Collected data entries
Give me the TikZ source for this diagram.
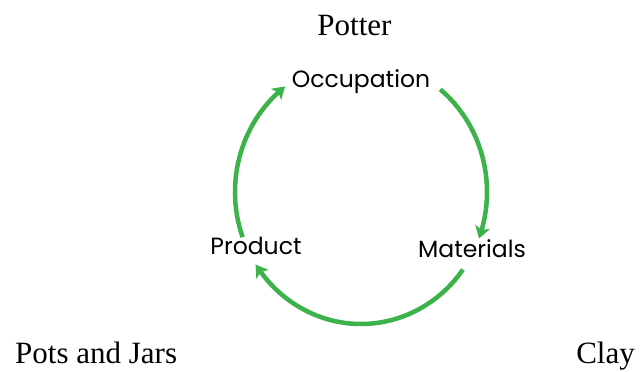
\documentclass[tikz,border=0pt]{standalone}
\usepackage{fontspec}
\setmainfont{Liberation Serif}
\newfontfamily\labelfont{Poppins}
\usetikzlibrary{arrows.meta,bending}
\definecolor{cyclegreen}{RGB}{60,178,75}
\tikzset{
  toptext/.style={font=\fontsize{31}{37}\selectfont, inner sep=0pt},
  steptext/.style={font=\labelfont\fontsize{23.5}{28}\selectfont, inner sep=0pt, anchor=base},
  cyclearrow/.style={draw=cyclegreen, line width=4.5pt, -{Stealth[length=12pt,width=15pt,inset=3pt,bend]}},
}
\begin{document}
\begin{tikzpicture}[x=1pt,y=1pt]
\useasboundingbox (0,0) rectangle (640,372);
\node[toptext, anchor=base] (potter) at (354.5,336) {Potter};
\node[toptext, anchor=base west] (pots) at (15,8) {Pots and Jars};
\node[toptext, anchor=base east] (clay) at (635,8) {Clay};
\node[steptext] (occ) at (361,284) {Occupation};
\node[steptext] (prod) at (256,117) {Product};
\node[steptext] (mat) at (472,114) {Materials};
\coordinate (c) at (361,180);
\draw[cyclearrow] (c) ++(51:126pt and 132pt) arc[start angle=51, end angle=-20.6, x radius=126pt, y radius=132pt];
\draw[cyclearrow] (c) ++(-36:126pt and 132pt) arc[start angle=-36, end angle=-146.7, x radius=126pt, y radius=132pt];
\draw[cyclearrow] (c) ++(200:126pt and 132pt) arc[start angle=200, end angle=127, x radius=126pt, y radius=132pt];
\end{tikzpicture}
\end{document}
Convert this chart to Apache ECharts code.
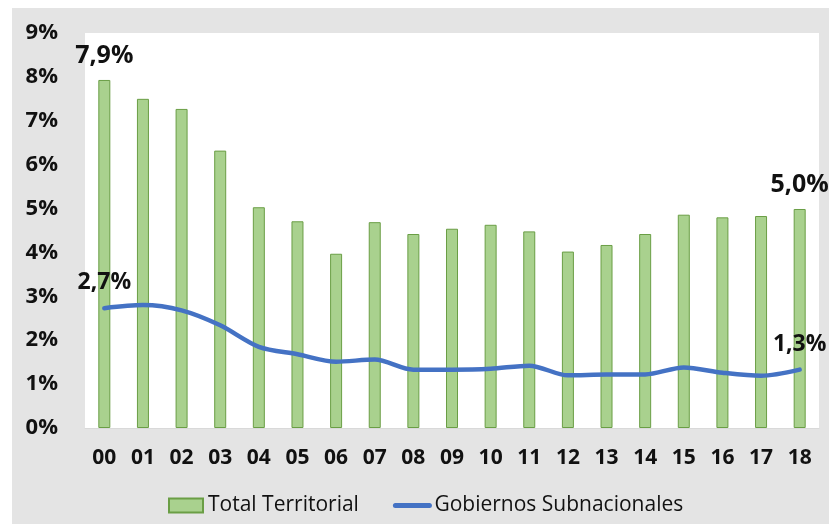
<!DOCTYPE html>
<html>
<head>
<meta charset="utf-8">
<script src="https://cdn.jsdelivr.net/npm/echarts@6/dist/echarts.min.js"></script>
<style>
  html, body { margin: 0; padding: 0; background: #ffffff; }
  #chart { position: absolute; left: 12px; top: 8px; width: 817px; height: 516px; background: #e4e4e4; }
</style>
</head>
<body>
<div id="chart"></div>
<script>
// categorías (años)
const years = ['00', '01', '02', '03', '04', '05', '06', '07', '08', '09', '10', '11', '12', '13', '14', '15', '16', '17', '18']
// Total Territorial (%)
const totalTerritorial = [7.93, 7.5, 7.27, 6.32, 5.03, 4.71, 3.97, 4.69, 4.42, 4.54, 4.63, 4.48, 4.02, 4.17, 4.42, 4.86, 4.8, 4.83, 4.99]
// Gobiernos Subnacionales (%)
const gobiernosSub = [2.73, 2.8, 2.68, 2.34, 1.85, 1.68, 1.51, 1.56, 1.33, 1.33, 1.35, 1.42, 1.2, 1.22, 1.22, 1.38, 1.26, 1.19, 1.33]
const yTicks = [0, 1, 2, 3, 4, 5, 6, 7, 8, 9]

const FONT = 'Open Sans'
const fmt = (v) => v.toFixed(1).replace('.', ',') + '%'
const last = years.length - 1

// etiqueta común para los extremos
const endLabel = (size, dist) => ({
  show: true, position: 'top', distance: dist,
  fontFamily: FONT, fontSize: size, fontWeight: 'bold', color: '#111', opacity: 1,
  formatter: (p) => fmt(Array.isArray(p.value) ? p.value[1] : p.value),
})

const chart = echarts.init(document.getElementById('chart'))

const option = {
  animation: false,
  textStyle: { fontFamily: FONT },
  grid: {
    left: 73,
    right: 10,
    top: 25,
    bottom: 96,
    show: true,
    backgroundColor: '#ffffff',
    borderWidth: 0,
  },
  legend: {
    top: 482,
    left: 151,
    itemWidth: 34,
    itemHeight: 14,
    itemGap: 34,
    textStyle: { fontFamily: FONT, fontSize: 21, color: '#111' },
    data: [
      { name: 'Total Territorial', icon: 'rect' },
      { name: 'Gobiernos Subnacionales', itemStyle: { opacity: 0 }, lineStyle: { width: 5 } },
    ],
  },
  xAxis: {
    type: 'category',
    data: years,
    axisLine: { lineStyle: { color: '#d9d9d9', width: 1 } },
    axisTick: { show: false },
    axisLabel: { fontFamily: FONT, fontSize: 21, fontWeight: 'bold', color: '#111', margin: 20 },
  },
  yAxis: {
    type: 'value',
    min: yTicks[0],
    max: yTicks[yTicks.length - 1],
    interval: 1,
    splitLine: { show: false },
    axisLine: { show: false },
    axisTick: { show: false },
    axisLabel: {
      fontFamily: FONT, fontSize: 22, fontWeight: 'bold', color: '#111', margin: 27,
      formatter: (v) => v + '%',
    },
  },
  series: [
    {
      name: 'Total Territorial',
      type: 'bar',
      barWidth: 12,
      itemStyle: { color: '#a9d18e', borderColor: '#6a9e45', borderWidth: 1 },
      label: endLabel(25, 12),
      data: totalTerritorial.map((v, i) => ({ value: v, label: { show: i === 0 || i === last } })),
    },
    {
      name: 'Gobiernos Subnacionales',
      type: 'line',
      smooth: 0.3,
      symbol: 'none',
      lineStyle: { color: '#4472c4', width: 4.5, cap: 'round' },
      itemStyle: { color: '#4472c4' },
      data: gobiernosSub,
    },
    {
      // solo sirve para las etiquetas del primer y último punto de la línea
      name: 'etiquetas',
      type: 'scatter',
      symbolSize: 0,
      silent: true,
      itemStyle: { opacity: 1 },
      label: endLabel(23, 14),
      data: [[0, gobiernosSub[0]], [last, gobiernosSub[last]]],
    },
  ],
}

chart.setOption(option)
</script>
</body>
</html>
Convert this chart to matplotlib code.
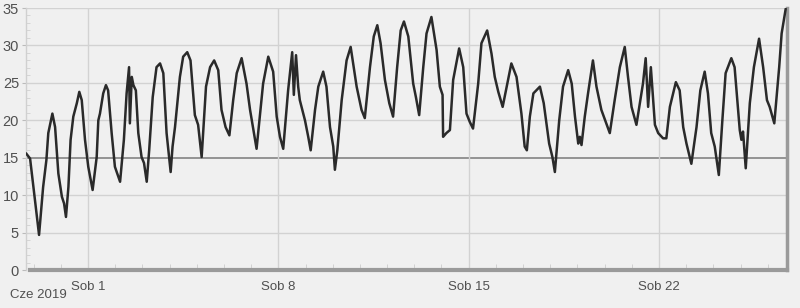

- **WHAT IS REQUIRED**
The listing above needs to be output again exactly. Don't include the pictures.

- **FULL RESPONSE**
Give me the TikZ source for this diagram.
\documentclass[tikz,border=0pt]{standalone}
\usepackage{fontspec}
\setmainfont{Liberation Serif}
\newfontfamily\labelfont{Poppins}
\usetikzlibrary{arrows.meta,bending}
\definecolor{cyclegreen}{RGB}{60,178,75}
\tikzset{
  toptext/.style={font=\fontsize{31}{37}\selectfont, inner sep=0pt},
  steptext/.style={font=\labelfont\fontsize{23.5}{28}\selectfont, inner sep=0pt, anchor=base},
  cyclearrow/.style={draw=cyclegreen, line width=4.5pt, -{Stealth[length=12pt,width=15pt,inset=3pt,bend]}},
}
\begin{document}
\begin{tikzpicture}[x=1pt,y=1pt]
\useasboundingbox (0,0) rectangle (640,372);
\node[toptext, anchor=base] (potter) at (354.5,336) {Potter};
\node[toptext, anchor=base west] (pots) at (15,8) {Pots and Jars};
\node[toptext, anchor=base east] (clay) at (635,8) {Clay};
\node[steptext] (occ) at (361,284) {Occupation};
\node[steptext] (prod) at (256,117) {Product};
\node[steptext] (mat) at (472,114) {Materials};
\coordinate (c) at (361,180);
\draw[cyclearrow] (c) ++(51:126pt and 132pt) arc[start angle=51, end angle=-20.6, x radius=126pt, y radius=132pt];
\draw[cyclearrow] (c) ++(-36:126pt and 132pt) arc[start angle=-36, end angle=-146.7, x radius=126pt, y radius=132pt];
\draw[cyclearrow] (c) ++(200:126pt and 132pt) arc[start angle=200, end angle=127, x radius=126pt, y radius=132pt];
\end{tikzpicture}
\end{document}
Convert this chart to Apache ECharts code.
<!DOCTYPE html>
<html>
<head>
<meta charset="utf-8">
<script src="https://cdn.jsdelivr.net/npm/echarts@6/dist/echarts.min.js"></script>
<style>
  html, body { margin: 0; padding: 0; background: #ffffff; }
  #chart { position: absolute; left: 12px; top: 8px; width: 817px; height: 516px; background: #e4e4e4; }
</style>
</head>
<body>
<div id="chart"></div>
<script>
// categorías (años)
const years = ['00', '01', '02', '03', '04', '05', '06', '07', '08', '09', '10', '11', '12', '13', '14', '15', '16', '17', '18']
// Total Territorial (%)
const totalTerritorial = [7.93, 7.5, 7.27, 6.32, 5.03, 4.71, 3.97, 4.69, 4.42, 4.54, 4.63, 4.48, 4.02, 4.17, 4.42, 4.86, 4.8, 4.83, 4.99]
// Gobiernos Subnacionales (%)
const gobiernosSub = [2.73, 2.8, 2.68, 2.34, 1.85, 1.68, 1.51, 1.56, 1.33, 1.33, 1.35, 1.42, 1.2, 1.22, 1.22, 1.38, 1.26, 1.19, 1.33]
const yTicks = [0, 1, 2, 3, 4, 5, 6, 7, 8, 9]

const FONT = 'Open Sans'
const fmt = (v) => v.toFixed(1).replace('.', ',') + '%'
const last = years.length - 1

// etiqueta común para los extremos
const endLabel = (size, dist) => ({
  show: true, position: 'top', distance: dist,
  fontFamily: FONT, fontSize: size, fontWeight: 'bold', color: '#111', opacity: 1,
  formatter: (p) => fmt(Array.isArray(p.value) ? p.value[1] : p.value),
})

const chart = echarts.init(document.getElementById('chart'))

const option = {
  animation: false,
  textStyle: { fontFamily: FONT },
  grid: {
    left: 73,
    right: 10,
    top: 25,
    bottom: 96,
    show: true,
    backgroundColor: '#ffffff',
    borderWidth: 0,
  },
  legend: {
    top: 482,
    left: 151,
    itemWidth: 34,
    itemHeight: 14,
    itemGap: 34,
    textStyle: { fontFamily: FONT, fontSize: 21, color: '#111' },
    data: [
      { name: 'Total Territorial', icon: 'rect' },
      { name: 'Gobiernos Subnacionales', itemStyle: { opacity: 0 }, lineStyle: { width: 5 } },
    ],
  },
  xAxis: {
    type: 'category',
    data: years,
    axisLine: { lineStyle: { color: '#d9d9d9', width: 1 } },
    axisTick: { show: false },
    axisLabel: { fontFamily: FONT, fontSize: 21, fontWeight: 'bold', color: '#111', margin: 20 },
  },
  yAxis: {
    type: 'value',
    min: yTicks[0],
    max: yTicks[yTicks.length - 1],
    interval: 1,
    splitLine: { show: false },
    axisLine: { show: false },
    axisTick: { show: false },
    axisLabel: {
      fontFamily: FONT, fontSize: 22, fontWeight: 'bold', color: '#111', margin: 27,
      formatter: (v) => v + '%',
    },
  },
  series: [
    {
      name: 'Total Territorial',
      type: 'bar',
      barWidth: 12,
      itemStyle: { color: '#a9d18e', borderColor: '#6a9e45', borderWidth: 1 },
      label: endLabel(25, 12),
      data: totalTerritorial.map((v, i) => ({ value: v, label: { show: i === 0 || i === last } })),
    },
    {
      name: 'Gobiernos Subnacionales',
      type: 'line',
      smooth: 0.3,
      symbol: 'none',
      lineStyle: { color: '#4472c4', width: 4.5, cap: 'round' },
      itemStyle: { color: '#4472c4' },
      data: gobiernosSub,
    },
    {
      // solo sirve para las etiquetas del primer y último punto de la línea
      name: 'etiquetas',
      type: 'scatter',
      symbolSize: 0,
      silent: true,
      itemStyle: { opacity: 1 },
      label: endLabel(23, 14),
      data: [[0, gobiernosSub[0]], [last, gobiernosSub[last]]],
    },
  ],
}

chart.setOption(option)
</script>
</body>
</html>
Convert this chart to matplotlib code.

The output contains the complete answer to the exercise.